## EXERCISE AIM
From the top of the records below, return each line exactly, ending with the line that contains "import pandas as pd".

BEGIN DATA SECTION

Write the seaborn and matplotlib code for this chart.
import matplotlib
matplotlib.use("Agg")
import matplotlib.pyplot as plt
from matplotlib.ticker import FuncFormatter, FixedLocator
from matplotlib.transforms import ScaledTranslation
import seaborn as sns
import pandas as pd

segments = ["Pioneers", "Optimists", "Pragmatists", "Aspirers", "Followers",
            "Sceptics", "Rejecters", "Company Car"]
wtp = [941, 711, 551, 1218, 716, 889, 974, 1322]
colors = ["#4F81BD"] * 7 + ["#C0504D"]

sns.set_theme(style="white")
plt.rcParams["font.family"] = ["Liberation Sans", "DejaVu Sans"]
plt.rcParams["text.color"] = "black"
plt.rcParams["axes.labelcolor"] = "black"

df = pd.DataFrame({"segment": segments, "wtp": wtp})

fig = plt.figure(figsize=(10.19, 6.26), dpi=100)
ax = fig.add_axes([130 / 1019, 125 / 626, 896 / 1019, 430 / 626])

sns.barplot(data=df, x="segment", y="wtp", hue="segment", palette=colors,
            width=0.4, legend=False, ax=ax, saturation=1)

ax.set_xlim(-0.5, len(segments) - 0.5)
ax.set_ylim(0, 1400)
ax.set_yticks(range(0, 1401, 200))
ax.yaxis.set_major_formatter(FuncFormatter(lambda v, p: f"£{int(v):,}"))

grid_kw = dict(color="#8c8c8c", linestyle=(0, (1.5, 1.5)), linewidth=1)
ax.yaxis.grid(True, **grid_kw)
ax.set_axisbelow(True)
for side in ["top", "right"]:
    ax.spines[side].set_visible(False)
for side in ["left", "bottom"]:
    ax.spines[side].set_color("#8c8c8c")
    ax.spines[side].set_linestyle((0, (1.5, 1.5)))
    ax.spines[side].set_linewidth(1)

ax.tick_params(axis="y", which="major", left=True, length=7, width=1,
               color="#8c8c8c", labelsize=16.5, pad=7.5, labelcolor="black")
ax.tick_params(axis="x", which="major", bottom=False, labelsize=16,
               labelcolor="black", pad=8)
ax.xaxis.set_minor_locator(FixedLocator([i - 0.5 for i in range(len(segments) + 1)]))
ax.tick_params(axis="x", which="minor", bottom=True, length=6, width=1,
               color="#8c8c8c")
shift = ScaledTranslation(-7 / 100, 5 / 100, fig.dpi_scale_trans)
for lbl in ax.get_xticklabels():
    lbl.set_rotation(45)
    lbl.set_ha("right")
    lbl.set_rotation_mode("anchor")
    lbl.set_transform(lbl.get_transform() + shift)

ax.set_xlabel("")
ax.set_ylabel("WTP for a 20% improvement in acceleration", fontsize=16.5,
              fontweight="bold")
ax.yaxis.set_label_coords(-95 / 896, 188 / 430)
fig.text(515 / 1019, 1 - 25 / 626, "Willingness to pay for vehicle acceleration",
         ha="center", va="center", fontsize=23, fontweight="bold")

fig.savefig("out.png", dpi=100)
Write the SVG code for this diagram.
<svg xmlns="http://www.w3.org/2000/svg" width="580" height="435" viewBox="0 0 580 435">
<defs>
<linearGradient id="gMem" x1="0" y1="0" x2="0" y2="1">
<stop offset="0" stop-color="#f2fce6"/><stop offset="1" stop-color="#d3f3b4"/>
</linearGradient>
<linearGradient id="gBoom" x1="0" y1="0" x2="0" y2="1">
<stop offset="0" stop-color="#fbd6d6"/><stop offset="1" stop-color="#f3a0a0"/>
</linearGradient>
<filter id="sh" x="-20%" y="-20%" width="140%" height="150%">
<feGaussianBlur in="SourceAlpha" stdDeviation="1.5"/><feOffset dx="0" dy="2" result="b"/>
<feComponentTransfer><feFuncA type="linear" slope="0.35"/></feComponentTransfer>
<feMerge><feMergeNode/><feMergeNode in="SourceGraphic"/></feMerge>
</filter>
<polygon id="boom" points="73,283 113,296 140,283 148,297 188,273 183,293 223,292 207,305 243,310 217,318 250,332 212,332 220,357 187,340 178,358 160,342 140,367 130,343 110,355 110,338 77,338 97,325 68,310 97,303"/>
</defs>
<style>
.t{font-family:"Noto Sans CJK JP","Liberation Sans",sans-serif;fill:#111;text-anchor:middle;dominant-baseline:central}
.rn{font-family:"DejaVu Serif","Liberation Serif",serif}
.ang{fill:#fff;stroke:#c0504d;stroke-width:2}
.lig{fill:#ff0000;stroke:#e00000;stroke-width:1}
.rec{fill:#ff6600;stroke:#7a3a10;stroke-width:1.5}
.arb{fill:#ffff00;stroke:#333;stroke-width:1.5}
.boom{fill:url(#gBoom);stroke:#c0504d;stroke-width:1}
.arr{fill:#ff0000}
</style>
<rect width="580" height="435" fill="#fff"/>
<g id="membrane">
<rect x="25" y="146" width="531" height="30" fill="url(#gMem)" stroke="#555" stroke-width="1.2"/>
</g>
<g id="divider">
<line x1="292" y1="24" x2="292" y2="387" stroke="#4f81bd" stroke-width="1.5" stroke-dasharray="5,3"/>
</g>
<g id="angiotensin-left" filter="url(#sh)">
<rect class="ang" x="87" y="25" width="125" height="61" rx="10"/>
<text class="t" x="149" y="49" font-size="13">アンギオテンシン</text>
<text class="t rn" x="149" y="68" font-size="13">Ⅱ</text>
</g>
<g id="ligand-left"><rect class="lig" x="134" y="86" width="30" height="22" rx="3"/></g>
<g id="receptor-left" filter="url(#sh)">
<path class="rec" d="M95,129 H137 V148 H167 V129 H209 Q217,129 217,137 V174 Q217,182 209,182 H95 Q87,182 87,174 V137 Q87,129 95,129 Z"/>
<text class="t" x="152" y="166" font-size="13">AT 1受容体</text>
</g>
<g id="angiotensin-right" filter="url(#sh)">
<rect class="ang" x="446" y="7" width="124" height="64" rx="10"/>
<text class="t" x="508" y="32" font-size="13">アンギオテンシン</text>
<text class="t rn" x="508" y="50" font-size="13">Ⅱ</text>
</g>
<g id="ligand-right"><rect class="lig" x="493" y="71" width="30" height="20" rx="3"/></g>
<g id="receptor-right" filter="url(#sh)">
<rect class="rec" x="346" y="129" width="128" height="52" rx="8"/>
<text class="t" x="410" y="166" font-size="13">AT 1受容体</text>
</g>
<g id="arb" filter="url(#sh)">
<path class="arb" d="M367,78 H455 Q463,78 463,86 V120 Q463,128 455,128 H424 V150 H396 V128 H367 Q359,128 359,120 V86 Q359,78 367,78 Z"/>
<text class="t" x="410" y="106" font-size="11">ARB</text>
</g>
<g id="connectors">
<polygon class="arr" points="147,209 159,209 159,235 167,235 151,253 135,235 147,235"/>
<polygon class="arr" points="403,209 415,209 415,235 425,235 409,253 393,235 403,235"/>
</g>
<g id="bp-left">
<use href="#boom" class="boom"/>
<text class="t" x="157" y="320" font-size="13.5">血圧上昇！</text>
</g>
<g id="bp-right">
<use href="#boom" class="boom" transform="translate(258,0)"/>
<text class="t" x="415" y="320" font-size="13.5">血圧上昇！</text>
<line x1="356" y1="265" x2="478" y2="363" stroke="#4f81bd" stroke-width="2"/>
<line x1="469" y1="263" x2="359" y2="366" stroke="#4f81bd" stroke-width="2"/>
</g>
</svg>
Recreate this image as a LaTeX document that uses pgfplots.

END DATA SECTION

## SOLUTION
Write the seaborn and matplotlib code for this chart.
import matplotlib
matplotlib.use("Agg")
import matplotlib.pyplot as plt
from matplotlib.ticker import FuncFormatter, FixedLocator
from matplotlib.transforms import ScaledTranslation
import seaborn as sns
import pandas as pd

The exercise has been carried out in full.